政府が講じようとしている経済対策には、事業の継続や雇用維持のための施策が多く含まれている。その意味は「時間を買う」ことで、感染リスクが終息した後の反転攻勢を狙うための準備ということがあるのだろう。政府は、直接的な消費刺激ができなくても、代わりに経済回復のペースを上げられるように、次善の対応策を考えているのだろう。
整理すると、政府は経済正常化に向けて2段階で考えている。

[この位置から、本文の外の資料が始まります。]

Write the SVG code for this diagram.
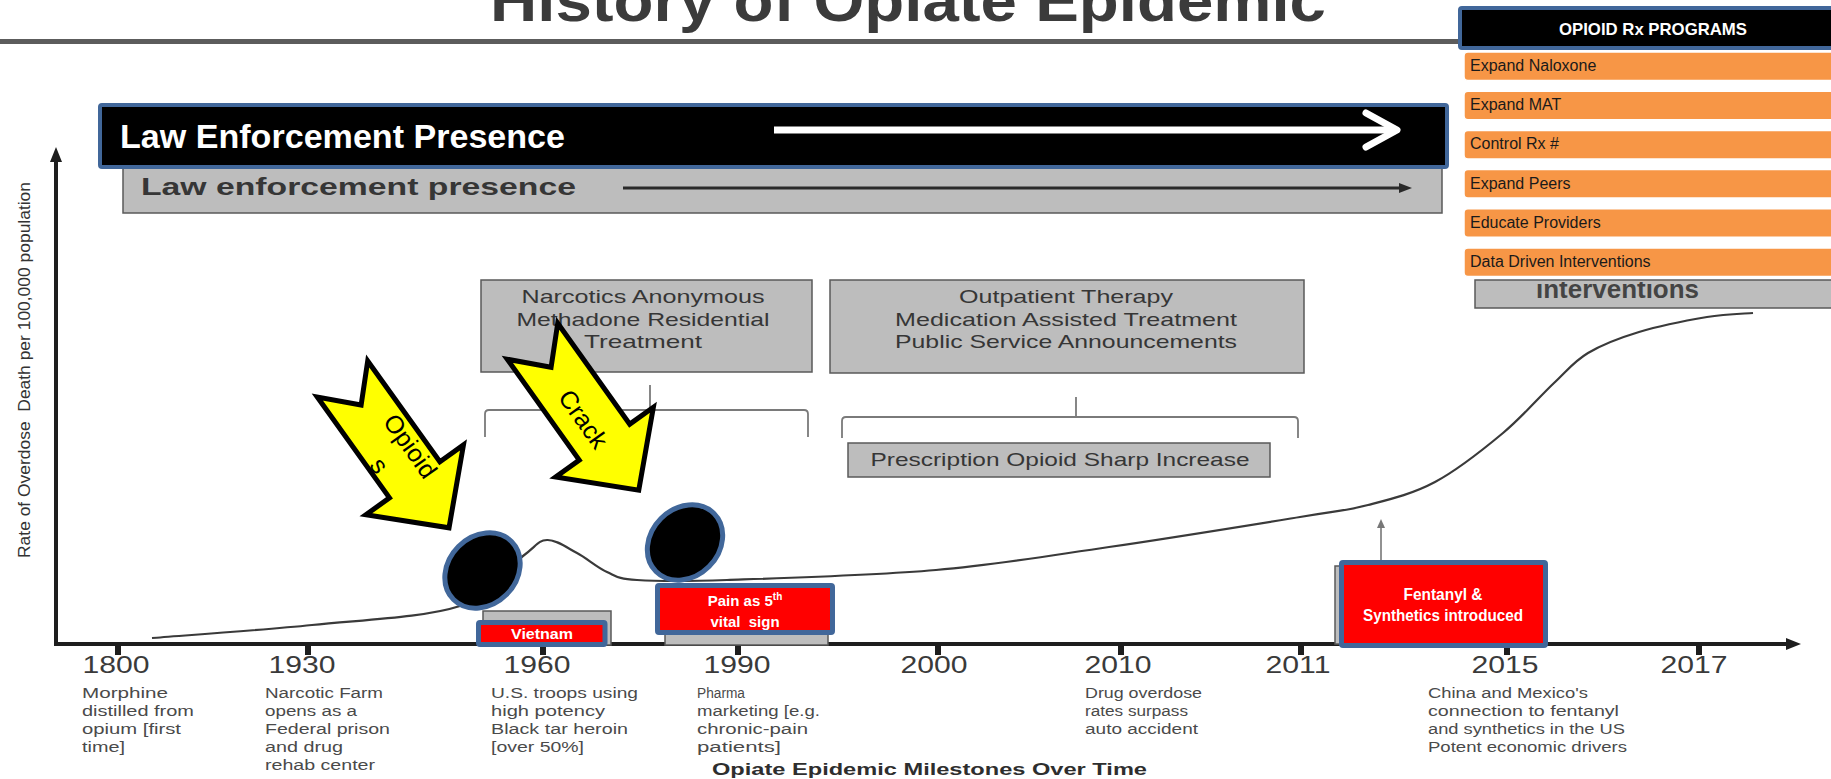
<svg xmlns="http://www.w3.org/2000/svg" width="1831" height="779" viewBox="0 0 1831 779">
<defs>
<style>
.sans{font-family:"Liberation Sans",Arial,sans-serif}
.scan{fill:#bdbdbd;stroke:#5a5a5a;stroke-width:1.5}
.scantxt{font-family:"Liberation Sans",Arial,sans-serif;fill:#363636;text-anchor:middle}
.ms{font-family:"Liberation Sans",Arial,sans-serif;font-size:14px;fill:#4a4a4a}
.yr{font-family:"Liberation Sans",Arial,sans-serif;font-size:23px;fill:#3a3a3a;text-anchor:middle}
.red{fill:#ff0000;stroke:#41679a;stroke-width:5}
.redtxt{font-family:"Liberation Sans",Arial,sans-serif;font-weight:bold;fill:#ffffff;text-anchor:middle}
.orange{fill:#f79646;stroke:#ffffff;stroke-width:1.5}
.otxt{font-family:"Liberation Sans",Arial,sans-serif;font-size:16px;fill:#1a1a1a}
.blk{fill:#000000;stroke:#41679a;stroke-width:4}
.yarrow{fill:#ffff00;stroke:#000000;stroke-width:5;stroke-linejoin:miter}
.atxt{font-family:"Liberation Sans",Arial,sans-serif;font-size:25px;fill:#000000;text-anchor:middle}
.dot{fill:#000000;stroke:#41679a;stroke-width:5}
.bracket{fill:none;stroke:#7a7a7a;stroke-width:1.8}
.axis{stroke:#1e1e1e;stroke-width:4;fill:none}
.tick{fill:#1e1e1e}
</style>
<marker id="axisHead" markerUnits="userSpaceOnUse" markerWidth="16" markerHeight="12" refX="1" refY="6" orient="auto">
<path d="M0,0 L15,6 L0,12 z" fill="#1e1e1e"/>
</marker>
<marker id="thinHead" markerUnits="userSpaceOnUse" markerWidth="14" markerHeight="10" refX="1" refY="5" orient="auto">
<path d="M0,0 L13,5 L0,10 z" fill="#2a2a2a"/>
</marker>
<marker id="smallHead" markerUnits="userSpaceOnUse" markerWidth="10" markerHeight="8" refX="1" refY="4" orient="auto">
<path d="M0,0 L9,4 L0,8 z" fill="#777777"/>
</marker>
<clipPath id="interventionsClip">
<rect x="1475" y="282" width="360" height="26"/>
</clipPath>
</defs>

<rect x="0" y="0" width="1831" height="779" fill="#ffffff"/>

<!-- heading and rule -->
<g id="title">
<text x="490" y="21" class="sans" font-size="60" font-weight="bold" fill="#3b3b3b" textLength="836" lengthAdjust="spacingAndGlyphs">History of Opiate Epidemic</text>
<rect x="0" y="39" width="1462" height="5" fill="#5c5c5c"/>
</g>

<!-- scanned band: law enforcement -->
<g id="law-scan">
<rect x="123" y="165" width="1319" height="48" class="scan" fill="#b6b6b6"/>
<text x="141" y="195" class="sans" font-size="24" font-weight="bold" fill="#363636" textLength="435" lengthAdjust="spacingAndGlyphs">Law enforcement presence</text>
<line x1="623" y1="188" x2="1400" y2="188" stroke="#2a2a2a" stroke-width="3" marker-end="url(#thinHead)"/>
</g>

<!-- black banner -->
<g id="law-banner">
<rect x="100" y="105" width="1347" height="62" rx="2" class="blk"/>
<text x="120" y="148" class="sans" font-size="33" font-weight="bold" fill="#ffffff" textLength="445" lengthAdjust="spacingAndGlyphs">Law Enforcement Presence</text>
<line x1="774" y1="130" x2="1394" y2="130" stroke="#ffffff" stroke-width="7"/>
<path d="M1366,113 L1397,130 L1366,147" fill="none" stroke="#ffffff" stroke-width="7" stroke-linecap="round" stroke-linejoin="round"/>
</g>

<!-- treatment boxes -->
<g id="narcotics-box">
<rect x="481" y="280" width="331" height="92" class="scan"/>
<text x="643" y="303" class="scantxt" font-size="19" textLength="243" lengthAdjust="spacingAndGlyphs">Narcotics Anonymous</text>
<text x="643" y="326" class="scantxt" font-size="19" textLength="253" lengthAdjust="spacingAndGlyphs">Methadone Residential</text>
<text x="643" y="348" class="scantxt" font-size="19" textLength="118" lengthAdjust="spacingAndGlyphs">Treatment</text>
</g>
<g id="outpatient-box">
<rect x="830" y="280" width="474" height="93" class="scan"/>
<text x="1066" y="303" class="scantxt" font-size="19" textLength="214" lengthAdjust="spacingAndGlyphs">Outpatient Therapy</text>
<text x="1066" y="326" class="scantxt" font-size="19" textLength="342" lengthAdjust="spacingAndGlyphs">Medication Assisted Treatment</text>
<text x="1066" y="348" class="scantxt" font-size="19" textLength="342" lengthAdjust="spacingAndGlyphs">Public Service Announcements</text>
</g>
<g id="brackets">
<path class="bracket" d="M485,437 L485,414 Q485,410 489,410 L804,410 Q808,410 808,414 L808,437 M650,410 L650,385"/>
<path class="bracket" d="M842,438 L842,421 Q842,417 846,417 L1294,417 Q1298,417 1298,421 L1298,438 M1076,417 L1076,397"/>
</g>
<g id="prescription-box">
<rect x="848" y="443" width="422" height="34" class="scan" fill="#c3c3c3"/>
<text x="1060" y="466" class="scantxt" font-size="19" textLength="379" lengthAdjust="spacingAndGlyphs">Prescription Opioid Sharp Increase</text>
</g>

<!-- chart axes -->
<g id="axes">
<line x1="56" y1="646" x2="56" y2="161" class="axis" marker-end="url(#axisHead)"/>
<line x1="54" y1="644" x2="1787" y2="644" class="axis" marker-end="url(#axisHead)"/>
<rect class="tick" x="115" y="645" width="6" height="10"/>
<rect class="tick" x="305" y="645" width="6" height="10"/>
<rect class="tick" x="540" y="645" width="6" height="10"/>
<rect class="tick" x="735" y="645" width="6" height="10"/>
<rect class="tick" x="935" y="645" width="6" height="10"/>
<rect class="tick" x="1118" y="645" width="6" height="10"/>
<rect class="tick" x="1298" y="645" width="6" height="10"/>
<rect class="tick" x="1504" y="645" width="6" height="10"/>
<rect class="tick" x="1696" y="645" width="6" height="10"/>
<text transform="translate(30,370) rotate(-90)" class="sans" font-size="17" fill="#333333" text-anchor="middle" textLength="376" lengthAdjust="spacingAndGlyphs">Rate of Overdose&#160; Death per 100,000 population</text>
</g>

<!-- overdose rate curve -->
<g id="connectors">
<path d="M152,638 C178.7,635.8 260.7,630.3 312,625 C363.3,619.7 424.8,617.5 460,606 C495.2,594.5 508.5,567 523,556 C537.5,545 538,540.5 547,540 C556,539.5 567,547.7 577,553 C587,558.3 597,567.5 607,572 C617,576.5 617,578.7 637,580 C657,581.3 677.2,581.7 727,580 C776.8,578.3 872.3,575.5 936,570 C999.7,564.5 1048.3,555.8 1109,547 C1169.7,538.2 1256.8,524 1300,517 C1343.2,510 1345.5,510.8 1368,505 C1390.5,499.2 1412.5,494 1435,482 C1457.5,470 1483.2,449.5 1503,433 C1522.8,416.5 1539.8,396.3 1554,383 C1568.2,369.7 1573.8,361.5 1588,353 C1602.2,344.5 1619.2,338 1639,332 C1658.8,326 1688,320.2 1707,317 C1726,313.8 1745.3,313.7 1753,313" fill="none" stroke="#3a3a3a" stroke-width="2.2"/>
<line x1="1381" y1="562" x2="1381" y2="527" stroke="#777777" stroke-width="1.6" marker-end="url(#smallHead)"/>
</g>

<!-- year labels -->
<g id="years">
<text class="yr" x="116" y="673" textLength="67" lengthAdjust="spacingAndGlyphs">1800</text>
<text class="yr" x="302" y="673" textLength="67" lengthAdjust="spacingAndGlyphs">1930</text>
<text class="yr" x="537" y="673" textLength="67" lengthAdjust="spacingAndGlyphs">1960</text>
<text class="yr" x="737" y="673" textLength="67" lengthAdjust="spacingAndGlyphs">1990</text>
<text class="yr" x="934" y="673" textLength="67" lengthAdjust="spacingAndGlyphs">2000</text>
<text class="yr" x="1118" y="673" textLength="67" lengthAdjust="spacingAndGlyphs">2010</text>
<text class="yr" x="1298" y="673" textLength="65" lengthAdjust="spacingAndGlyphs">2011</text>
<text class="yr" x="1505" y="673" textLength="67" lengthAdjust="spacingAndGlyphs">2015</text>
<text class="yr" x="1694" y="673" textLength="67" lengthAdjust="spacingAndGlyphs">2017</text>
</g>

<!-- milestone notes -->
<g id="milestone-1800">
<text class="ms" x="82" y="698" textLength="86" lengthAdjust="spacingAndGlyphs">Morphine</text>
<text class="ms" x="82" y="716" textLength="112" lengthAdjust="spacingAndGlyphs">distilled from</text>
<text class="ms" x="82" y="734" textLength="99" lengthAdjust="spacingAndGlyphs">opium [first</text>
<text class="ms" x="82" y="752" textLength="43" lengthAdjust="spacingAndGlyphs">time]</text>
</g>
<g id="milestone-1930">
<text class="ms" x="265" y="698" textLength="118" lengthAdjust="spacingAndGlyphs">Narcotic Farm</text>
<text class="ms" x="265" y="716" textLength="92" lengthAdjust="spacingAndGlyphs">opens as a</text>
<text class="ms" x="265" y="734" textLength="125" lengthAdjust="spacingAndGlyphs">Federal prison</text>
<text class="ms" x="265" y="752" textLength="78" lengthAdjust="spacingAndGlyphs">and drug</text>
<text class="ms" x="265" y="770" textLength="110" lengthAdjust="spacingAndGlyphs">rehab center</text>
</g>
<g id="milestone-1960">
<text class="ms" x="491" y="698" textLength="147" lengthAdjust="spacingAndGlyphs">U.S. troops using</text>
<text class="ms" x="491" y="716" textLength="114" lengthAdjust="spacingAndGlyphs">high potency</text>
<text class="ms" x="491" y="734" textLength="137" lengthAdjust="spacingAndGlyphs">Black tar heroin</text>
<text class="ms" x="491" y="752" textLength="93" lengthAdjust="spacingAndGlyphs">[over 50%]</text>
</g>
<g id="milestone-1990">
<text class="ms" x="697" y="698" textLength="48" lengthAdjust="spacingAndGlyphs">Pharma</text>
<text class="ms" x="697" y="716" textLength="123" lengthAdjust="spacingAndGlyphs">marketing [e.g.</text>
<text class="ms" x="697" y="734" textLength="111" lengthAdjust="spacingAndGlyphs">chronic-pain</text>
<text class="ms" x="697" y="752" textLength="84" lengthAdjust="spacingAndGlyphs">patients]</text>
</g>
<g id="milestone-2010">
<text class="ms" x="1085" y="698" textLength="117" lengthAdjust="spacingAndGlyphs">Drug overdose</text>
<text class="ms" x="1085" y="716" textLength="103" lengthAdjust="spacingAndGlyphs">rates surpass</text>
<text class="ms" x="1085" y="734" textLength="113" lengthAdjust="spacingAndGlyphs">auto accident</text>
</g>
<g id="milestone-2015">
<text class="ms" x="1428" y="698" textLength="160" lengthAdjust="spacingAndGlyphs">China and Mexico's</text>
<text class="ms" x="1428" y="716" textLength="191" lengthAdjust="spacingAndGlyphs">connection to fentanyl</text>
<text class="ms" x="1428" y="734" textLength="197" lengthAdjust="spacingAndGlyphs">and synthetics in the US</text>
<text class="ms" x="1428" y="752" textLength="199" lengthAdjust="spacingAndGlyphs">Potent economic drivers</text>
</g>
<g id="axis-caption">
<text x="712" y="775" class="sans" font-size="16" font-weight="bold" fill="#2e2e2e" textLength="435" lengthAdjust="spacingAndGlyphs">Opiate Epidemic Milestones Over Time</text>
</g>

<!-- event markers -->
<g id="vietnam">
<rect x="483" y="611" width="128" height="34" class="scan" fill="#c6c6c6"/>
<rect x="478.5" y="622.5" width="126.5" height="22" rx="1.5" class="red"/>
<text x="542" y="639" class="redtxt" font-size="15.5" textLength="62" lengthAdjust="spacingAndGlyphs">Vietnam</text>
</g>
<g id="pain-vital-sign">
<rect x="665" y="628" width="163" height="17" class="scan" fill="#c6c6c6"/>
<rect x="657.5" y="585.5" width="175" height="47" rx="1.5" class="red"/>
<text x="745" y="606" class="redtxt" font-size="15">Pain as 5<tspan font-size="10" dy="-6">th</tspan></text>
<text x="745" y="627" class="redtxt" font-size="15">vital&#160; sign</text>
</g>
<g id="fentanyl">
<rect x="1335" y="566" width="40" height="78" class="scan" fill="#c6c6c6"/>
<rect x="1341.5" y="562.5" width="204" height="83" rx="1.5" class="red"/>
<text x="1443" y="600" class="redtxt" font-size="16" textLength="79" lengthAdjust="spacingAndGlyphs">Fentanyl &amp;</text>
<text x="1443" y="621" class="redtxt" font-size="16" textLength="160" lengthAdjust="spacingAndGlyphs">Synthetics introduced</text>
</g>

<!-- black dots on the curve -->
<g id="dot-opioids">
<ellipse cx="482.5" cy="570.5" rx="41" ry="34" transform="rotate(-45 482.5 570.5)" class="dot"/>
</g>
<g id="dot-crack">
<ellipse cx="685" cy="542.5" rx="41" ry="34" transform="rotate(-45 685 542.5)" class="dot"/>
</g>

<!-- notched callout arrows -->
<g id="arrow-opioids" transform="translate(342.5,379) rotate(54.4)">
<polygon class="yarrow" points="0,-31 124,-31 124,-60 183,0 124,60 124,31 0,31 32,0"/>
<text class="atxt" x="94" y="-7.5">Opioid</text>
<text class="atxt" x="92" y="29">s</text>
</g>
<g id="arrow-crack" transform="translate(532.5,341.2) rotate(54.5)">
<polygon class="yarrow" points="0,-31 124,-31 124,-60 183,0 124,60 124,31 0,31 32,0"/>
<text class="atxt" x="93" y="12.5">Crack</text>
</g>

<!-- programs panel -->
<g id="interventions-scan">
<rect x="1475" y="280" width="380" height="28" class="scan" fill="#bababa" stroke="#2e2e2e" stroke-width="2"/>
<text x="1536" y="298" class="sans" font-size="26" font-weight="bold" fill="#444444" textLength="163" lengthAdjust="spacingAndGlyphs" clip-path="url(#interventionsClip)">interventions</text>
</g>
<g id="programs-header">
<rect x="1460" y="8" width="390" height="40" rx="2" class="blk"/>
<text x="1653" y="35" class="sans" font-size="17" font-weight="bold" fill="#ffffff" text-anchor="middle" textLength="188" lengthAdjust="spacingAndGlyphs">OPIOID Rx PROGRAMS</text>
</g>
<g id="program-naloxone">
<rect x="1464" y="52" width="390" height="28.5" rx="4" class="orange"/>
<text x="1470" y="71" class="otxt">Expand Naloxone</text>
</g>
<g id="program-mat">
<rect x="1464" y="91.2" width="390" height="28.5" rx="4" class="orange"/>
<text x="1470" y="110.2" class="otxt">Expand MAT</text>
</g>
<g id="program-control">
<rect x="1464" y="130.4" width="390" height="28.5" rx="4" class="orange"/>
<text x="1470" y="149.4" class="otxt">Control Rx #</text>
</g>
<g id="program-peers">
<rect x="1464" y="169.6" width="390" height="28.5" rx="4" class="orange"/>
<text x="1470" y="188.6" class="otxt">Expand Peers</text>
</g>
<g id="program-educate">
<rect x="1464" y="208.8" width="390" height="28.5" rx="4" class="orange"/>
<text x="1470" y="227.8" class="otxt">Educate Providers</text>
</g>
<g id="program-data">
<rect x="1464" y="248" width="390" height="28.5" rx="4" class="orange"/>
<text x="1470" y="267" class="otxt">Data Driven Interventions</text>
</g>
</svg>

それは、①感染リスクがまだ強い時には、止血対策として生活支援の現金給付などを行う②感染リスクが終息してきたときに備えて、消費刺激のための旅行割引のクーポン券・商品券などを用意している-の2ステップだ。
五輪1年延期の宿題
以前は、東京五輪が2020年8月に終わると、日本経済はテーマを失って、停滞するのではないかという不安が語られてきた。よく考えると、この課題は五輪の予定が1年遅れになった現在でも変わらない。ならば、検討されている経済政策でも、五輪後を先取りする形で、持続的な成長を実現できる新しいテーマ設定が必要になるだろう。人口減少・高齢化・地方衰退といった長期的課題と齟齬(そご)を来さず、経済成長を可能にするようなテーマである。
これは筆者の意見だが、産業のデジタル化を加速させて、日本経済の生産性を上昇させるアイデアである。例えば、コロナ危機の中では、テレワークを普及させる要請が強まった。テレワークは、働き方のデジタル化である。ほかにも、学校の授業をオンライン化することや、院内感染の不安をなくす遠隔診療の推進も社会的要請として急浮上した。
これらのテクノロジーを普及させることは、少子高齢化によって公共サービスが維持できなくなることへの対処にもなる。現在のコロナ危機は、人々に対して「もっと社会がデジタル化していればうまく対処できたのに」と思わせている面がある。こうした動機付けを長期的課題の産業のデジタル化を推進するエネルギーに変えることは有意義だと思える。まさしくピンチをチャンスに転換する発想こそが、次のビジョンづくりとして求められている。